I can’t see how Arch, Fedora etc… would be a good base for Neon. Debian could be an alternative.

As for immutable distros: Why not contribute to the Fedora and Opensuse immutable distros?


Fedora and openSUSE are open source and free, but most main decisions are made and voted by designed groups from their main sponsors.

KDE has the full potential to create and maintain its own Arch distribution without being restricted or interrupted by any company.

As a user, I always thought LTS or Debian stable makes a poor base for desktop-focused distributions. Sure an up-to-date KDE overlay is nice, but I still don’t want to use a 2-year-old Inkscape, Firefox, VPN support, graphics driver or systemd.

If I think the latest KDE software is worth using, I probably also think the rest of my system is better off with non-outdated software elsewhere. Free Software generally gets better over time, “stability” promises notwithstanding. Many UI programs are available as flatpak, however the same is not true for the underlying hardware support and system-level services.

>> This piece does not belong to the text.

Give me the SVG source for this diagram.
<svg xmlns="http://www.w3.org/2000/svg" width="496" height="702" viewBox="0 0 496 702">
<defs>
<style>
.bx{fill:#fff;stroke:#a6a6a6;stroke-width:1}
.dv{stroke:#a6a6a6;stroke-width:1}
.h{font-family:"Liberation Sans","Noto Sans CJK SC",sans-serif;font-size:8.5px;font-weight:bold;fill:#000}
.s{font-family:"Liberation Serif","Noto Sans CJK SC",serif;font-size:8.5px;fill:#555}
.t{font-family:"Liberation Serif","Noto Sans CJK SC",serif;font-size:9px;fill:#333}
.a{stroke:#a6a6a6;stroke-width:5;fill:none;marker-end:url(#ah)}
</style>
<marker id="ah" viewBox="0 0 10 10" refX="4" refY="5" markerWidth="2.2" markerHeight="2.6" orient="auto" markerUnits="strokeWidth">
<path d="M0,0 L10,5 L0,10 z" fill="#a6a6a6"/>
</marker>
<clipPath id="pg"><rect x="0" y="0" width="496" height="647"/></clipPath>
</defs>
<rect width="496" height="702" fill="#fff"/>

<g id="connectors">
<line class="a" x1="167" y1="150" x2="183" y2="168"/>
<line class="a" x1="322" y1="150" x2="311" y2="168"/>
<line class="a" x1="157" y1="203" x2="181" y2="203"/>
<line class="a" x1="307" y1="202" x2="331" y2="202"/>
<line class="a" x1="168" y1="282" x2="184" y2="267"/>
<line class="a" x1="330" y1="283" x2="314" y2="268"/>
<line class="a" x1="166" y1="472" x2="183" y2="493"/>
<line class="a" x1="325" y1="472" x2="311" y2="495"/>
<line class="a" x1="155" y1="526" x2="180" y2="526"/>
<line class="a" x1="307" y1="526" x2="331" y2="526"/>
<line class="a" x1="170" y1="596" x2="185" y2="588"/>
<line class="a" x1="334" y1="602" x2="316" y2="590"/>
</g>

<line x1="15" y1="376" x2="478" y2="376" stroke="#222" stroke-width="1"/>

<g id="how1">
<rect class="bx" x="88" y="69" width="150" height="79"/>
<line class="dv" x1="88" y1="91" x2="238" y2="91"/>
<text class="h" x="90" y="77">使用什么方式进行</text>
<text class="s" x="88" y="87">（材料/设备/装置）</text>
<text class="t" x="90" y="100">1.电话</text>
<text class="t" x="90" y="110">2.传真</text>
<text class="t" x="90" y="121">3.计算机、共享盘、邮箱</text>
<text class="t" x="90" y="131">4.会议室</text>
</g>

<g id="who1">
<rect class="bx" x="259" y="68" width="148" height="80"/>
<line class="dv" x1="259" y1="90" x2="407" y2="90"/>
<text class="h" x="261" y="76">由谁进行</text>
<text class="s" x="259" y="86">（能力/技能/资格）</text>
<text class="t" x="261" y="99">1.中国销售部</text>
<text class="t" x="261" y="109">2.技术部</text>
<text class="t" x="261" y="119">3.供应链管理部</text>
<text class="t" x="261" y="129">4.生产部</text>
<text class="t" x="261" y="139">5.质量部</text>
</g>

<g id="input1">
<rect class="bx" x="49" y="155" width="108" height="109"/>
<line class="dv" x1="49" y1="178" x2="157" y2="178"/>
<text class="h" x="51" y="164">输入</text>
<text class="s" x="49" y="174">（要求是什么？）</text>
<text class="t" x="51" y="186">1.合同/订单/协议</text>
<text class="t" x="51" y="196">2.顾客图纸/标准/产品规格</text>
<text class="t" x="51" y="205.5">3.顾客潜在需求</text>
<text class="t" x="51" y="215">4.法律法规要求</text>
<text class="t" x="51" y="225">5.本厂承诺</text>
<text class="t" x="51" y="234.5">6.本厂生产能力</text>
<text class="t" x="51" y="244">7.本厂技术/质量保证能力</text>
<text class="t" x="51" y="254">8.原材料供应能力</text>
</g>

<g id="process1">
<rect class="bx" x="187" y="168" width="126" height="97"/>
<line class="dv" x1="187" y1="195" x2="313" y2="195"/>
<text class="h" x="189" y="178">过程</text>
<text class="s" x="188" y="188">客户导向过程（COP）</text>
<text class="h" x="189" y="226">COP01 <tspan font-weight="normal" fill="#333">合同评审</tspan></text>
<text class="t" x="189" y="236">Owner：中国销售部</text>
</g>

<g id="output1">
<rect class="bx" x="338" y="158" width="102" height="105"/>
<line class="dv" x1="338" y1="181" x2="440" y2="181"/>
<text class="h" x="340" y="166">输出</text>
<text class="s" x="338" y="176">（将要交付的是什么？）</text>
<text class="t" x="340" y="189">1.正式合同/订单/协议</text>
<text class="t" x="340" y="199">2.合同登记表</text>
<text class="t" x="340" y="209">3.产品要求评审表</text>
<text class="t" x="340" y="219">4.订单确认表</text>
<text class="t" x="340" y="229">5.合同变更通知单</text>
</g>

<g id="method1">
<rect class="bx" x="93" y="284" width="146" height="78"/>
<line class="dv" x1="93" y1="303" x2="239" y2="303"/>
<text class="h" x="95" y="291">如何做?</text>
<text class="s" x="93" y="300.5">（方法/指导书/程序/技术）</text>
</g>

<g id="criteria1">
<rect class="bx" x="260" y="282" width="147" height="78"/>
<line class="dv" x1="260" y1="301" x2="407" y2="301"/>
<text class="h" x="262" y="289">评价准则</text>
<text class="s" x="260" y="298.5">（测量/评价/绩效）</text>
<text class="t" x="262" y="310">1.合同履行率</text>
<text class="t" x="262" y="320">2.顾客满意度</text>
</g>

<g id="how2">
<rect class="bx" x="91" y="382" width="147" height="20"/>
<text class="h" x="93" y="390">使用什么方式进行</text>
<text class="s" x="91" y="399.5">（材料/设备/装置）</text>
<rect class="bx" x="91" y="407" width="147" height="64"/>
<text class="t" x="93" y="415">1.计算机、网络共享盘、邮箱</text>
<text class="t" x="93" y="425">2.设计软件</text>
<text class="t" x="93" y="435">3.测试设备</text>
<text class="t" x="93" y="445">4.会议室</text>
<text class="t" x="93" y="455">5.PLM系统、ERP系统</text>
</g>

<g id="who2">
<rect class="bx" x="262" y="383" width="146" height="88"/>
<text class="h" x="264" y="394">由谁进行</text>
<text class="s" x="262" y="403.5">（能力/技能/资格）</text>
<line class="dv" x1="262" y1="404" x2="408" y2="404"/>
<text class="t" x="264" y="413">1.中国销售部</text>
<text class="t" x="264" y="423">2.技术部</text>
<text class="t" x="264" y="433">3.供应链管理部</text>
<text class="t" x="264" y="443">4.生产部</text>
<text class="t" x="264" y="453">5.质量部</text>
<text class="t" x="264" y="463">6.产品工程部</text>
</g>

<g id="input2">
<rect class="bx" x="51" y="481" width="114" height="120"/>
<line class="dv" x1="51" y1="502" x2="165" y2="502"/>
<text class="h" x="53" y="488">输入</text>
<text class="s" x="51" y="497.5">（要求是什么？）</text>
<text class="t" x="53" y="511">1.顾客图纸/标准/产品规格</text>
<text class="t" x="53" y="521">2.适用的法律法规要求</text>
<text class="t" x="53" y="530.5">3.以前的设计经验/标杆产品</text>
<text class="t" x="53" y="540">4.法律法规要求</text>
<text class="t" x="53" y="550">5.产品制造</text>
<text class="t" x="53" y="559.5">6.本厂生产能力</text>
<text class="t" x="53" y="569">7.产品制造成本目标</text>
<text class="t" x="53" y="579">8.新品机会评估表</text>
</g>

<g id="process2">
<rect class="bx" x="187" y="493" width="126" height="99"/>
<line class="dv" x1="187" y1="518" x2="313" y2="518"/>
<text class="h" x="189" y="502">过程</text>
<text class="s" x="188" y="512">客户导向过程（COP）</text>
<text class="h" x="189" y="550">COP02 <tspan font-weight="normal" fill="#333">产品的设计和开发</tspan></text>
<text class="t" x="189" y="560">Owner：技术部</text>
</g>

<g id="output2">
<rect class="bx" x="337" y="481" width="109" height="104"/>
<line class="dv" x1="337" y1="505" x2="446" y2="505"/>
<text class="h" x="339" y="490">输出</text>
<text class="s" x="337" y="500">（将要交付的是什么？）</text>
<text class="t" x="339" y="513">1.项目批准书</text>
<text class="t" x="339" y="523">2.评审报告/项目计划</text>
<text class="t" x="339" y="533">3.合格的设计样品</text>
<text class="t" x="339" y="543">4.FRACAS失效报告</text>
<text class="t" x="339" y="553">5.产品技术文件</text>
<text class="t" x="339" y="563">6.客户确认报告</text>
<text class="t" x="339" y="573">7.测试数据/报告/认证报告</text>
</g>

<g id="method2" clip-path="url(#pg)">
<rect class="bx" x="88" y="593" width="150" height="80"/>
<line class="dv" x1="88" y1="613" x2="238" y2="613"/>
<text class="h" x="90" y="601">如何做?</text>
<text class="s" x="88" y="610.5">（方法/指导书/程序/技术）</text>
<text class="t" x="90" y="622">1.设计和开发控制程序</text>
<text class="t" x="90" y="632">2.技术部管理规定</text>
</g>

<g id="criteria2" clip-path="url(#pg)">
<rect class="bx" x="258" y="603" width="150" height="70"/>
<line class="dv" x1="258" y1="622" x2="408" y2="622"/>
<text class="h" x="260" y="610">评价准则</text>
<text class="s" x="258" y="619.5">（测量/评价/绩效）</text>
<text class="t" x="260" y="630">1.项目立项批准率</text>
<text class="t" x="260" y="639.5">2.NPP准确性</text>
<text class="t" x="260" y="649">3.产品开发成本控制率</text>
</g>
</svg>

I just might not care as much about getting updates for my base system as frequently as for the software I interact with on a daily basis. But yeah, definitely get me those updates to the rest of the system at least so that no distro packages are more than a year older than the currently released version.

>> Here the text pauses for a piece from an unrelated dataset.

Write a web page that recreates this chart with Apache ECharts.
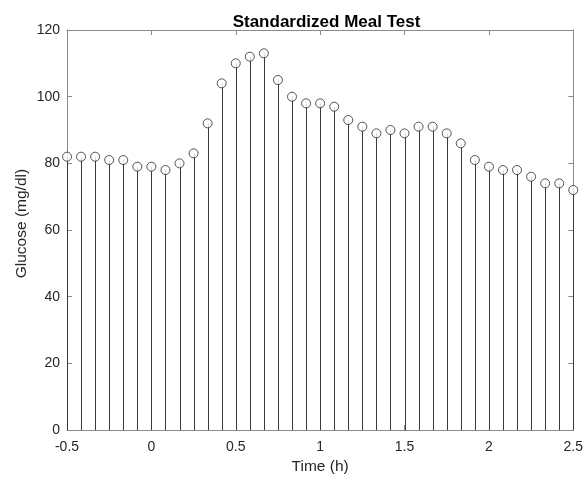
<!DOCTYPE html>
<html>
<head>
<meta charset="utf-8">
<script src="https://cdn.jsdelivr.net/npm/echarts@6/dist/echarts.min.js"></script>
<style>
  html, body { margin: 0; padding: 0; background: #fff; }
  #chart { width: 586px; height: 480px; }
</style>
</head>
<body>
<div id="chart"></div>
<script>
// Sample times in minutes relative to the meal (5-minute sampling)
const minutes = [-30, -25, -20, -15, -10, -5, 0, 5, 10, 15, 20, 25, 30, 35, 40, 45, 50, 55,
                 60, 65, 70, 75, 80, 85, 90, 95, 100, 105, 110, 115, 120, 125, 130, 135, 140, 145, 150];
// Blood glucose readings (mg/dl)
const glucose = [82, 82, 82, 81, 81, 79, 79, 78, 80, 83, 92, 104, 110, 112, 113, 105, 100, 98,
                 98, 97, 93, 91, 89, 90, 89, 91, 91, 89, 86, 81, 79, 78, 78, 76, 74, 74, 72];
const xTicks = [-0.5, 0, 0.5, 1, 1.5, 2, 2.5];
const yTicks = [0, 20, 40, 60, 80, 100, 120];

const points = minutes.map((m, i) => [m / 60, glucose[i]]);

const FONT = 'Liberation Sans, Arial, Helvetica, sans-serif';
const AXIS_COLOR = '#8a8a8a';
const TEXT_COLOR = '#262626';

const chart = echarts.init(document.getElementById('chart'), null, { renderer: 'canvas' });

const baseTick = { show: true, inside: true, length: 5, lineStyle: { color: AXIS_COLOR, width: 1 } };

chart.setOption({
  animation: false,
  backgroundColor: '#fff',
  title: {
    text: 'Standardized Meal Test',
    left: 321.5,
    top: 9,
    textAlign: 'center',
    textStyle: { fontFamily: FONT, fontSize: 17, fontWeight: 'bold', color: '#000' }
  },
  grid: { left: 67, right: 10, top: 30, bottom: 48, containLabel: false },
  xAxis: [
    {
      type: 'value',
      min: xTicks[0],
      max: xTicks[xTicks.length - 1],
      interval: 0.5,
      name: 'Time (h)',
      nameLocation: 'middle',
      nameGap: 27,
      nameTextStyle: { fontFamily: FONT, fontSize: 15.5, color: TEXT_COLOR },
      axisLine: { show: true, onZero: false, lineStyle: { color: AXIS_COLOR, width: 1 } },
      axisTick: baseTick,
      axisLabel: { fontFamily: FONT, fontSize: 14, color: TEXT_COLOR, margin: 10 },
      splitLine: { show: false }
    },
    {
      type: 'value',
      position: 'top',
      min: xTicks[0],
      max: xTicks[xTicks.length - 1],
      interval: 0.5,
      axisLine: { show: true, onZero: false, lineStyle: { color: AXIS_COLOR, width: 1 } },
      axisTick: baseTick,
      axisLabel: { show: false },
      splitLine: { show: false }
    }
  ],
  yAxis: [
    {
      type: 'value',
      min: yTicks[0],
      max: yTicks[yTicks.length - 1],
      interval: 20,
      name: 'Glucose (mg/dl)',
      nameLocation: 'middle',
      nameGap: 37,
      nameMoveOverlap: false,
      nameTextStyle: { fontFamily: FONT, fontSize: 15.5, color: TEXT_COLOR, padding: [0, 0, 0, 13] },
      axisLine: { show: true, onZero: false, lineStyle: { color: AXIS_COLOR, width: 1 } },
      axisTick: baseTick,
      axisLabel: { fontFamily: FONT, fontSize: 14, color: TEXT_COLOR, margin: 7 },
      splitLine: { show: false }
    },
    {
      type: 'value',
      position: 'right',
      min: yTicks[0],
      max: yTicks[yTicks.length - 1],
      interval: 20,
      axisLine: { show: true, onZero: false, lineStyle: { color: AXIS_COLOR, width: 1 } },
      axisTick: baseTick,
      axisLabel: { show: false },
      splitLine: { show: false }
    }
  ],
  series: [
    {
      // vertical stems from the baseline up to each reading
      type: 'custom',
      xAxisIndex: 0,
      yAxisIndex: 0,
      data: points,
      renderItem: function (params, api) {
        const top = api.coord([api.value(0), api.value(1)]);
        const base = api.coord([api.value(0), 0]);
        const x = Math.round(top[0]) + 0.5;
        return {
          type: 'line',
          shape: { x1: x, y1: base[1], x2: x, y2: top[1] },
          style: { stroke: '#3a3a3a', lineWidth: 1 }
        };
      },
      z: 2
    },
    {
      // hollow circle markers at each reading
      type: 'scatter',
      xAxisIndex: 0,
      yAxisIndex: 0,
      data: points,
      symbol: 'circle',
      symbolSize: 9,
      itemStyle: { color: '#fff', borderColor: '#2a2a2a', borderWidth: 1 },
      z: 3
    }
  ]
});
</script>
</body>
</html>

That’s me with my end user hat on. As a KDE developer, of course the more rolling (while still mostly stable), the better. Arch does this well and obviously I won’t recommend it to people who aren’t big into Linux. But Arch snapshots, immutable and with a bit of extra testing, have the potential to work for end users where LTS-based distros have always failed. In addition to being free from corporate meddling and GNOME-centric decision-making.